Is the speed of light changing?
(August 2002)


A 'Brief Communication' in the August issue of Nature caused a certain amount of excitement in the Australian media this month, when journalists thought it meant that three Australian scientists, Paul Davies, Tamara Davis and Charles Lineweaver, were saying that the speed of light was changing. In fact, they were not quite saying that, but they were saying that it was more likely than that the charge on the electron was changing, which was the alternative answer to an interesting piece of research reported last year.

This news led to an Australian press feeding frenzy of claims that Einstein had been proved wrong, that we were seeing a paradigm shift and so on and so forth. Here at websterworld, we just said ''oh yes, that's the story we ran last year, revisited''. To see what we were recalling, though, you will need to read Is the fine structure constant changing? from August 2001.

Far from being the start of a paradigm shift (if it is one, that actually began a year earlier), the new paper looks at the fine structure constant, which is a combination of three variables, and suggests that one of the three variables, the charge on the electron, could not have changed. By implication, they suggest that this means one of the other variables, the speed of light, must have changed.

At first sight, this seems to make little sense, given that there is a third variable, Planck's constant, which might also have changed, but physicists say that it is easier to fit current models if Planck's constant is ignored and assumed to be constant, while the charge on the electron and the speed of light are examined as the prime suspects. At that point, we called Charles Lineweaver (one of the present authors) and ]ohn Webb (one of the 2001 authors) and quizzed them more closely, and talked to a couple of other physicists as well.

For starters, every known cosmological model argues that as you get closer to the Big Bang, coupling constants change, because if they did not, symmetry would not have been maintained. Now we know very well that c, the speed of light, is only constant for a vacuum, and that light passing through air, water, glass or a diamond, travels more slowly. What happens, say the physicists, if the properties of the vacuum changeover time as well? If we change the dielectric constant of a vacuum, then the vacuum becomes an 'ether' that controls the speed of light.

The key issue is that nobody is too surprised to hear about changes close to the Big Bang, but the work described in 2001 is looking at times long after that, in the past billion to 10 billion years, when everything should have settled down. Perhaps the vacuum is changing slowly, and if it is, that makes last year's work very exciting, because it is the first evidence of that, but nobody would be entirely bemused by it. On the other hand, a change in Planck's constant is just, well, intuitively wrong, they seem to be saying.

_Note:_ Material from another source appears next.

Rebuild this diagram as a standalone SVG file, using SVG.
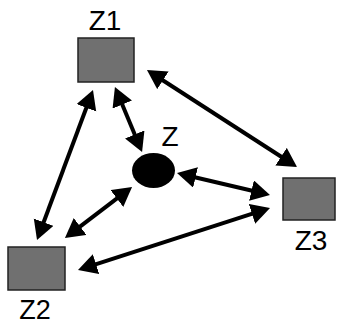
<svg xmlns="http://www.w3.org/2000/svg" width="337" height="325" viewBox="0 0 337 325">
<style>
.box{fill:#707070;stroke:#222;stroke-width:1.5}
.lbl{font-family:"Liberation Sans",Arial,sans-serif;font-size:28px;fill:#000;text-anchor:middle}
.conn line{stroke:#000;stroke-width:4;marker-start:url(#ah);marker-end:url(#ah)}
</style>
<defs>
<marker id="ah" markerUnits="userSpaceOnUse" markerWidth="21" markerHeight="23" refX="3" refY="10.5" orient="auto-start-reverse">
<path d="M0,0 L19,10.5 L0,21 z" fill="#000"/>
</marker>
</defs>
<rect width="337" height="325" fill="#fff"/>
<g id="connectors" class="conn">
<line x1="160.4" y1="78.7" x2="283.6" y2="158.3"/>
<line x1="121.1" y1="101.8" x2="135.9" y2="137.2"/>
<line x1="87.4" y1="105" x2="42.6" y2="225"/>
<line x1="192.6" y1="176.7" x2="254.4" y2="191.3"/>
<line x1="119.3" y1="196.7" x2="77.7" y2="228.3"/>
<line x1="93.2" y1="265.1" x2="254.8" y2="212.9"/>
</g>
<g id="Z1">
<rect class="box" x="78" y="38" width="56" height="44"/>
<text class="lbl" x="105" y="30">Z1</text>
</g>
<g id="Z">
<ellipse cx="153.5" cy="170.5" rx="21.5" ry="17.5" fill="#000"/>
<text class="lbl" x="170" y="146">Z</text>
</g>
<g id="Z3">
<rect class="box" x="283" y="178" width="52" height="42"/>
<text class="lbl" x="311" y="250">Z3</text>
</g>
<g id="Z2">
<rect class="box" x="8" y="247" width="57" height="43"/>
<text class="lbl" x="35" y="319" style="font-size:27px">Z2</text>
</g>
</svg>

Now the first thing to note here is that e, the charge on the electron, is a totally different thing from the c we meet in the one scientific equation that everybody knows e=mc2. That e represents the energy obtained when a mass is converted to energy. When a heavy nucleus splits, the products are always found to have a little less mass than what you began with, and the loss of mass is accompanied by energy - and the amount can be calculated by applying e=mc2.

Every electron, and every proton, has the same unit charge, and in our time, but what would be the consequence of that value changing? Basically, the second law of thermodynamics would be broken, violated, and necessarily thrown out.

Scientific laws are there to be found wrong, but every single bit of science we have comes down to that single law, one way or another. It is more than a law in the ordinary sense, it is a fundamental rule, the very foundation of science, and the suggestion that it might be violated is just not acceptable. If the second law of thermodynamics were truly violated on a large scale (or worse, on a cosmic scale), none of science would make any sense. The whole universe runs in accordance with the Second law, and could not exist without it.

In that environment, it is understandable that the authors favour the simpler model, one where the speed of light may have been changing. That makes sense in terms of what we know, it is plausible - and there seems to be just a hint there that the physicists find the idea exciting, because it could lead in interesting directions, and even scientists are human.

What we have now isa set of observations, several competing explanations, and an awareness that one of the explanations, a change in the value of e, seems to be unlikely, given what it would lead to. So it is possible that the speed of light is changing, it is plausible that the speed of light is changing, it is not yet entirely probable that the speed of light is changing, ever so slowly, across time. One thing is certain: the non-scientists who believe they can prove evolution did not happen by postulating a change in the speed of light can forget this one - the change and the rate of change is far too small to save their nebulous notions. There is no chance of a 6000-year-old Earth here, but we can confidently predict that this will not stop them trying.